Write the lines out exactly as they stand, from the one containing "Give me the Plotly source for this chart." through the one containing "import plotly.graph_objects as go", and only those. Omit pictures.

___ Task data ___

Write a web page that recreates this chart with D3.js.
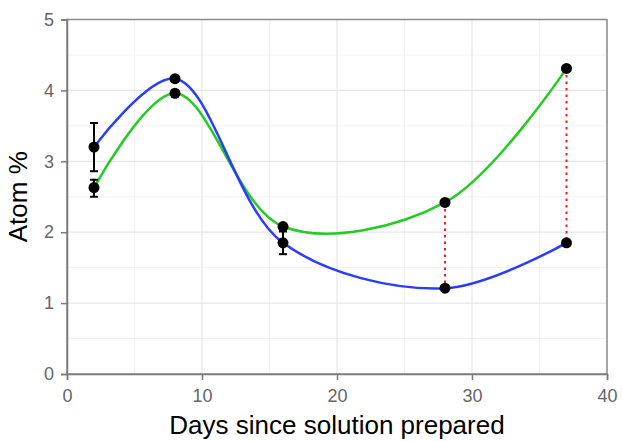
<!DOCTYPE html>
<html>
<head>
<meta charset="utf-8">
<script src="https://cdn.jsdelivr.net/npm/d3@7"></script>
<style>
  body { margin: 0; background: #fff; }
  text { font-family: "Liberation Sans", Arial, sans-serif; }
</style>
</head>
<body>
<svg id="chart" width="622" height="441"></svg>
<script>
// data
const days = [2, 8, 16, 28, 37];
const blueVals = [3.2, 4.165, 1.85, 1.21, 1.85];
const greenVals = [2.63, 3.96, 2.08, 2.42, 4.31];
// error bars [day, low, high]
const errBars = [
  [2, 2.86, 3.54],
  [2, 2.50, 2.74],
  [16, 1.69, 2.01]
];
// dotted gaps between the two series
const gapDays = [28, 37];
const xTicks = [0, 10, 20, 30, 40];
const yTicks = [0, 1, 2, 3, 4, 5];

const svg = d3.select("#chart");
const margin = { top: 19.5, right: 15, bottom: 67, left: 67 };
const width = +svg.attr("width") - margin.left - margin.right;
const height = +svg.attr("height") - margin.top - margin.bottom;

const g = svg.append("g").attr("transform", `translate(${margin.left},${margin.top})`);

const x = d3.scaleLinear().domain([0, 40]).range([0, width]);
const y = d3.scaleLinear().domain([0, 5]).range([height, 0]);

// grid (minor + major)
const minorX = d3.range(5, 40, 10);
const minorY = d3.range(0.5, 5, 1);
g.append("g").selectAll("line").data(minorX).join("line")
  .attr("x1", d => x(d)).attr("x2", d => x(d)).attr("y1", 0).attr("y2", height)
  .attr("stroke", "#f2f2f2").attr("stroke-width", 1);
g.append("g").selectAll("line").data(minorY).join("line")
  .attr("y1", d => y(d)).attr("y2", d => y(d)).attr("x1", 0).attr("x2", width)
  .attr("stroke", "#f2f2f2").attr("stroke-width", 1);
g.append("g").selectAll("line").data(xTicks).join("line")
  .attr("x1", d => x(d)).attr("x2", d => x(d)).attr("y1", 0).attr("y2", height)
  .attr("stroke", "#e6e6e6").attr("stroke-width", 1.2);
g.append("g").selectAll("line").data(yTicks).join("line")
  .attr("y1", d => y(d)).attr("y2", d => y(d)).attr("x1", 0).attr("x2", width)
  .attr("stroke", "#e6e6e6").attr("stroke-width", 1.2);

// panel border
g.append("rect")
  .attr("width", width).attr("height", height)
  .attr("fill", "none").attr("stroke", "#8c8c8c").attr("stroke-width", 1.5);

// axes
const xAxis = g.append("g")
  .attr("transform", `translate(0,${height})`)
  .call(d3.axisBottom(x).tickValues(xTicks).tickFormat(d3.format("d")).tickSize(6).tickPadding(9));
const yAxis = g.append("g")
  .call(d3.axisLeft(y).tickValues(yTicks).tickFormat(d3.format("d")).tickSize(6).tickPadding(7));
[xAxis, yAxis].forEach(a => {
  a.select(".domain").attr("stroke", "#7a7a7a").attr("stroke-width", 1.5);
  a.selectAll(".tick line").attr("stroke", "#7a7a7a").attr("stroke-width", 1.5);
  a.selectAll(".tick text").attr("fill", "#666").attr("font-size", "18px")
    .attr("font-family", "Liberation Sans, Arial, sans-serif");
});

// axis titles
svg.append("text")
  .attr("x", margin.left + width / 2)
  .attr("y", 434)
  .attr("text-anchor", "middle")
  .attr("font-size", "26px")
  .text("Days since solution prepared");
svg.append("text")
  .attr("transform", `translate(27,${margin.top + height / 2}) rotate(-90)`)
  .attr("text-anchor", "middle")
  .attr("font-size", "26px")
  .text("Atom %");

// dotted red gaps
g.selectAll(".gap").data(gapDays).join("line")
  .attr("class", "gap")
  .attr("x1", d => x(d)).attr("x2", d => x(d))
  .attr("y1", d => y(greenVals[days.indexOf(d)]))
  .attr("y2", d => y(blueVals[days.indexOf(d)]))
  .attr("stroke", "#ff1a1a").attr("stroke-width", 2)
  .attr("stroke-dasharray", "2.5 4");

// smooth curves
const line = d3.line().curve(d3.curveCatmullRom.alpha(0.5)).x(d => x(d[0])).y(d => y(d[1]));
g.append("path")
  .datum(days.map((d, i) => [d, greenVals[i]]))
  .attr("fill", "none").attr("stroke", "#22cc22").attr("stroke-width", 2.5)
  .attr("d", line);
g.append("path")
  .datum(days.map((d, i) => [d, blueVals[i]]))
  .attr("fill", "none").attr("stroke", "#2a3cff").attr("stroke-width", 2.5)
  .attr("d", line);

// error bars
const eb = g.append("g").attr("stroke", "#000").attr("stroke-width", 2);
errBars.forEach(([d, lo, hi]) => {
  eb.append("line").attr("x1", x(d)).attr("x2", x(d)).attr("y1", y(lo)).attr("y2", y(hi));
  eb.append("line").attr("x1", x(d) - 4).attr("x2", x(d) + 4).attr("y1", y(lo)).attr("y2", y(lo));
  eb.append("line").attr("x1", x(d) - 4).attr("x2", x(d) + 4).attr("y1", y(hi)).attr("y2", y(hi));
});

// points
const pts = days.map((d, i) => [d, blueVals[i]]).concat(days.map((d, i) => [d, greenVals[i]]));
g.selectAll("circle").data(pts).join("circle")
  .attr("cx", d => x(d[0])).attr("cy", d => y(d[1]))
  .attr("r", 5.5).attr("fill", "#000");
</script>
</body>
</html>
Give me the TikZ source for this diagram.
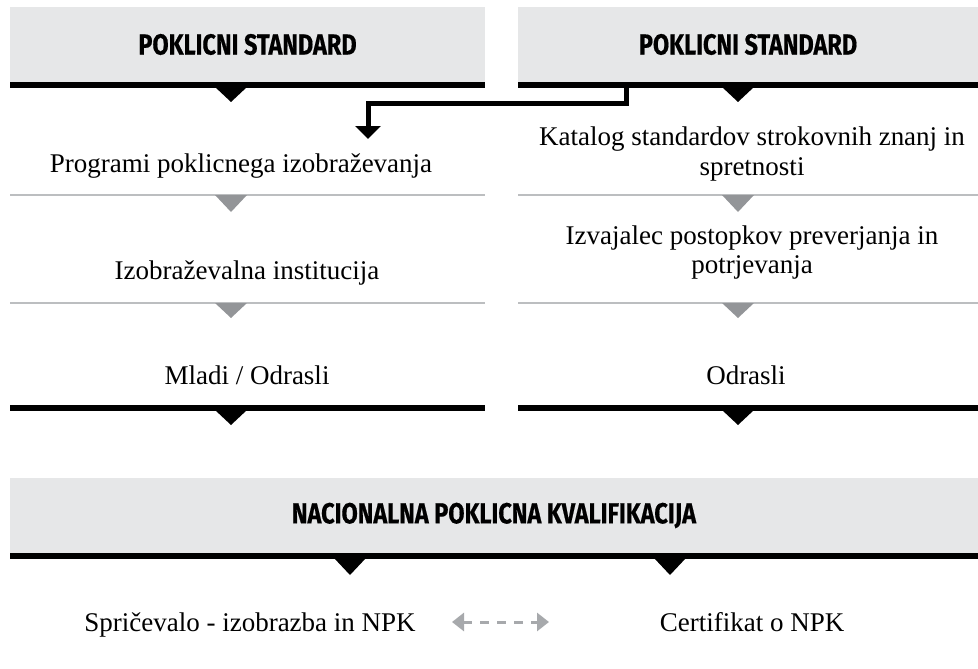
\documentclass[tikz,border=0pt]{standalone}
\usepackage{fontspec}
\setmainfont{Liberation Serif}
\newfontfamily\hfont[FakeStretch=0.81, BoldFeatures={FakeBold=0.5}]{Fira Sans}
\usetikzlibrary{arrows.meta}
\definecolor{boxgray}{HTML}{E6E7E8}
\definecolor{linegray}{HTML}{BCBEC0}
\definecolor{trigray}{HTML}{939598}
\definecolor{arrgray}{HTML}{A7A9AC}
\tikzset{
  hdrbox/.style={fill=boxgray, inner sep=0pt, minimum height=75pt, font=\hfont\bfseries\fontsize{29}{30}\selectfont},
  bodytext/.style={inner sep=0pt, anchor=base, align=center, font=\fontsize{27}{29}\selectfont},
  blackbar/.style={fill=black},
  graybar/.style={draw=linegray, line width=2pt},
  blacktri/.style={fill=black},
  graytri/.style={fill=trigray},
  elbow/.style={line width=5pt, line join=miter, -{Triangle[width=25pt,length=13pt]}},
  dasharrow/.style={arrgray, line width=3pt, dash pattern=on 9pt off 8pt, {Triangle[width=18pt,length=12pt]}-{Triangle[width=18pt,length=12pt]}}
}
\begin{document}
\begin{tikzpicture}[x=1pt,y=-1pt]
\useasboundingbox (0,0) rectangle (978,669);
% headers
\node[hdrbox, minimum width=475pt] (h1) at (247.5,44.5) {POKLICNI STANDARD};
\node[hdrbox, minimum width=460pt] (h2) at (748,44.5) {POKLICNI STANDARD};
\fill[blackbar] (10,82) rectangle (485,88);
\fill[blackbar] (518,82) rectangle (978,88);
\fill[blacktri] (215,87) -- (247,87) -- (231,102) -- cycle;
\fill[blacktri] (722,87) -- (754,87) -- (738,102) -- cycle;
% left column texts
\node[bodytext] (l1) at (241,172) {Programi poklicnega izobraževanja};
\node[bodytext] (l2) at (247,279) {Izobraževalna institucija};
\node[bodytext] (l3) at (247,384) {Mladi / Odrasli};
% right column texts
\node[bodytext] (r1) at (752,175) {Katalog standardov strokovnih znanj in\\spretnosti};
\node[bodytext] (r2) at (752,273) {Izvajalec postopkov preverjanja in\\potrjevanja};
\node[bodytext] (r3) at (746,384) {Odrasli};
% gray separators
\draw[graybar] (10,195) -- (485,195);
\draw[graybar] (518,195) -- (978,195);
\draw[graybar] (10,303) -- (485,303);
\draw[graybar] (518,303) -- (978,303);
\fill[graytri] (215,195) -- (247,195) -- (231,212) -- cycle;
\fill[graytri] (722,195) -- (754,195) -- (738,212) -- cycle;
\fill[graytri] (215,303) -- (247,303) -- (231,318) -- cycle;
\fill[graytri] (722,303) -- (754,303) -- (738,318) -- cycle;
% bottom black bars of columns
\fill[blackbar] (10,405) rectangle (485,411);
\fill[blackbar] (518,405) rectangle (978,411);
\fill[blacktri] (215,410) -- (247,410) -- (231,425) -- cycle;
\fill[blacktri] (722,410) -- (754,410) -- (738,425) -- cycle;
% elbow connector
\coordinate (e0) at (626,88);
\coordinate (e1) at (368,139);
\draw[elbow] (e0) -- ++(0,16) -| (e1);
% NPK header
\node[hdrbox, minimum width=968pt] (n1) at (494,515.5) {NACIONALNA POKLICNA KVALIFIKACIJA};
\fill[blackbar] (10,553) rectangle (978,559);
\fill[blacktri] (334,558) -- (366,558) -- (350,575) -- cycle;
\fill[blacktri] (654,558) -- (686,558) -- (670,575) -- cycle;
% bottom texts
\node[bodytext] (b1) at (250,631) {Spričevalo - izobrazba in NPK};
\node[bodytext] (b2) at (752,631) {Certifikat o NPK};
\coordinate (a1) at (452,622);
\coordinate (a2) at (549,622);
\draw[dasharrow] (a1) -- (a2);
\end{tikzpicture}
\end{document}
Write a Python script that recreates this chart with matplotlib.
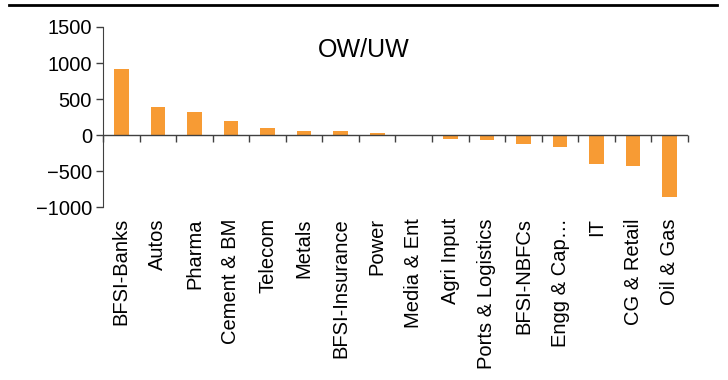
import matplotlib
matplotlib.use("Agg")
import matplotlib.pyplot as plt
from matplotlib.lines import Line2D
import numpy as np

plt.rcParams["font.family"] = ["Liberation Sans", "DejaVu Sans"]

sectores = ["BFSI-Banks", "Autos", "Pharma", "Cement & BM", "Telecom", "Metals",
            "BFSI-Insurance", "Power", "Media & Ent", "Agri Input",
            "Ports & Logistics", "BFSI-NBFCs", "Engg & Cap…", "IT",
            "CG & Retail", "Oil & Gas"]
ow_uw = [915, 390, 320, 200, 100, 60, 60, 25, 0, -50, -65, -125, -160, -395,
         -425, -865]
y_ticks = [-1000, -500, 0, 500, 1000, 1500]

NARANJA = "#F79B34"
GRIS = "#404040"

fig = plt.figure(figsize=(7.28, 3.8), dpi=100)
ax = fig.add_axes([0.1415, 0.455, 0.8035, 0.474])

x = np.arange(len(sectores))
ax.bar(x, ow_uw, width=0.4, color=NARANJA, zorder=2)

ax.set_xlim(-0.5, len(sectores) - 0.5)
ax.set_ylim(y_ticks[0], y_ticks[-1])
ax.set_yticks(y_ticks)
ax.set_xticks(x, sectores, rotation=90)
ax.tick_params(axis="x", length=0, pad=8, labelsize=14.5)
ax.tick_params(axis="y", length=5, width=1, color=GRIS, labelsize=14.5, pad=3)

for lado in ["top", "right", "bottom"]:
    ax.spines[lado].set_visible(False)
ax.spines["left"].set_color(GRIS)

# linea de cero con marcas entre categorias (estilo Excel)
ax.axhline(0, color=GRIS, lw=1, zorder=3)
y0, y1 = ax.get_ylim()
eje0 = ax.secondary_xaxis((0 - y0) / (y1 - y0))
eje0.set_xticks(np.arange(len(sectores) + 1) - 0.5)
eje0.tick_params(axis="x", direction="out", length=5, width=1, color=GRIS,
                 labelbottom=False, labeltop=False)
eje0.spines["bottom"].set_visible(False)
eje0.spines["top"].set_visible(False)

ax.text(0.445, 0.87, "OW/UW", transform=ax.transAxes, ha="center",
        va="center", fontsize=18)

# linea superior de la figura
fig.add_artist(Line2D([0.012, 0.985], [0.988, 0.988], color="black", lw=2))

fig.savefig("out.png", dpi=100)
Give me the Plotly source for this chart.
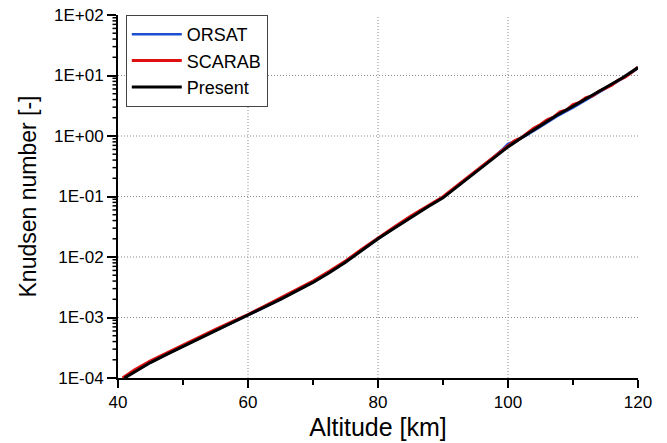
import math
import plotly.graph_objects as go

# ---- data ----
alt_present = [41, 42.5, 45, 47.5, 50, 52.5, 55, 57.5, 60, 62.5, 65, 67.5, 70, 72.5, 75, 77.5,
               80, 82.5, 85, 87.5, 90, 92.5, 95, 97.5, 100, 102.5, 105, 107.5, 110, 112.5,
               115, 117.5, 120]
kn_present = [1.0e-4, 1.25e-4, 1.8e-4, 2.45e-4, 3.3e-4, 4.5e-4, 6.0e-4, 8.0e-4, 1.07e-3,
              1.45e-3, 2.0e-3, 2.75e-3, 3.8e-3, 5.5e-3, 8.2e-3, 1.28e-2, 2.0e-2, 3.0e-2,
              4.5e-2, 6.6e-2, 9.5e-2, 0.155, 0.25, 0.41, 0.66, 1.0, 1.5, 2.2, 3.1, 4.4,
              6.2, 9.0, 13.5]

alt_orsat = [41, 42.5, 45, 47.5, 50, 52.5, 55, 57.5, 60, 62.5, 65, 67.5, 70, 72.5, 75, 77.5,
             80, 82.5, 85, 87.5, 90, 92.5, 95, 97.5, 99, 100, 101, 102.5, 105, 107.5, 110,
             112.5, 115, 117.5, 120]
kn_orsat = [1.0e-4, 1.27e-4, 1.82e-4, 2.48e-4, 3.35e-4, 4.55e-4, 6.05e-4, 8.1e-4, 1.08e-3,
            1.47e-3, 2.02e-3, 2.78e-3, 3.85e-3, 5.6e-3, 8.3e-3, 1.3e-2, 2.02e-2, 3.05e-2,
            4.6e-2, 6.7e-2, 9.7e-2, 0.158, 0.255, 0.42, 0.58, 0.74, 0.82, 0.98, 1.42, 2.1,
            2.95, 4.2, 6.0, 8.8, 13.2]

alt_scarab = [40.7, 42.5, 45, 47.5, 50, 52.5, 55, 57.5, 60, 62.5, 65, 67.5, 70, 72.5, 75,
              77.5, 80, 82.5, 85, 87.5, 90, 92.5, 95, 97.5, 100, 101, 102, 103, 104, 105,
              106, 107, 108, 109, 110, 111, 112, 113, 114, 115, 116, 117, 118, 119, 120]
kn_scarab = [1.0e-4, 1.35e-4, 1.93e-4, 2.62e-4, 3.52e-4, 4.8e-4, 6.4e-4, 8.5e-4, 1.12e-3,
             1.53e-3, 2.1e-3, 2.9e-3, 4.0e-3, 5.8e-3, 8.6e-3, 1.34e-2, 2.08e-2, 3.12e-2,
             4.7e-2, 6.9e-2, 0.099, 0.162, 0.26, 0.43, 0.68, 0.83, 0.93, 1.12, 1.35, 1.55,
             1.85, 2.05, 2.5, 2.7, 3.3, 3.6, 4.3, 4.6, 5.5, 6.2, 7.0, 8.4, 9.4, 11.2, 13.8]

y_tickvals = [1e-4, 1e-3, 1e-2, 1e-1, 1e0, 1e1, 1e2]
y_ticktext = ["1E-04", "1E-03", "1E-02", "1E-01", "1E+00", "1E+01", "1E+02"]
y_gridvals = [1e-3, 1e-2, 1e-1, 1e0, 1e1]
y_minor_mult = [2, 3, 4, 5, 6, 7, 8, 9]
x_tickvals = [40, 60, 80, 100, 120]
x_gridvals = [60, 80, 100]
Y_LOG_RANGE = [-4, 2]

FONT = "Liberation Sans, Arial, sans-serif"
W, H = 667, 443
ML, MR, MT, MB = 118, 29, 15, 65
PLOT_W = W - ML - MR

y_minor = [m * 10.0 ** e for e in range(Y_LOG_RANGE[0], Y_LOG_RANGE[1]) for m in y_minor_mult]

fig = go.Figure()
fig.add_trace(go.Scatter(x=alt_orsat, y=kn_orsat, mode="lines", name="ORSAT",
                         line=dict(color="#1f4fd1", width=2.5)))
fig.add_trace(go.Scatter(x=alt_scarab, y=kn_scarab, mode="lines", name="SCARAB",
                         line=dict(color="#e01010", width=3)))
fig.add_trace(go.Scatter(x=alt_present, y=kn_present, mode="lines", name="Present",
                         line=dict(color="#000000", width=3)))

grid_line = dict(color="#8a8a8a", width=1, dash="1px,2px")
for gx in x_gridvals:
    fig.add_shape(type="line", xref="x", yref="paper", x0=gx, x1=gx, y0=0, y1=1,
                  line=grid_line, layer="below")
for gy in y_gridvals:
    fig.add_shape(type="line", xref="paper", yref="y", x0=0, x1=1, y0=gy, y1=gy,
                  line=grid_line, layer="below")

# minor ticks on the log axis (outside, short) - placed in paper units so they are not clipped
span = Y_LOG_RANGE[1] - Y_LOG_RANGE[0]
for mv in y_minor:
    yp = (math.log10(mv) - Y_LOG_RANGE[0]) / span
    fig.add_shape(type="line", xref="paper", yref="paper", x0=-5.5 / PLOT_W, x1=0, y0=yp, y1=yp,
                  line=dict(color="black", width=1.5), layer="above")

fig.update_layout(
    width=W, height=H,
    margin=dict(l=ML, r=MR, t=MT, b=MB),
    paper_bgcolor="white", plot_bgcolor="white",
    font=dict(family=FONT, color="black", size=17),
    legend=dict(x=0.015, y=1.0, xanchor="left", yanchor="top",
                bgcolor="white", bordercolor="#444", borderwidth=1,
                font=dict(family=FONT, size=18), tracegroupgap=0, itemwidth=50),
    showlegend=True,
)

fig.update_xaxes(
    range=[40, 120], tickvals=x_tickvals, automargin=False,
    showline=True, linecolor="black", linewidth=2,
    ticks="outside", ticklen=8, tickwidth=2, tickcolor="black",
    minor=dict(dtick=10, ticks="outside", ticklen=5, tickwidth=2, tickcolor="black", showgrid=False),
    showgrid=False, zeroline=False, tickfont=dict(size=17),
    title=dict(text="Altitude [km]", font=dict(size=25), standoff=7),
)

fig.update_yaxes(
    type="log", range=Y_LOG_RANGE, tickvals=y_tickvals, ticktext=y_ticktext, automargin=False,
    showline=True, linecolor="black", linewidth=2,
    ticks="outside", ticklen=9, tickwidth=2, tickcolor="black",
    showgrid=False, zeroline=False, tickfont=dict(size=17),
    title=dict(text="Knudsen number [-]", font=dict(size=23), standoff=11),
)

fig.write_html("out.html")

___

## Written reply:
Give me the Plotly source for this chart.
import math
import plotly.graph_objects as go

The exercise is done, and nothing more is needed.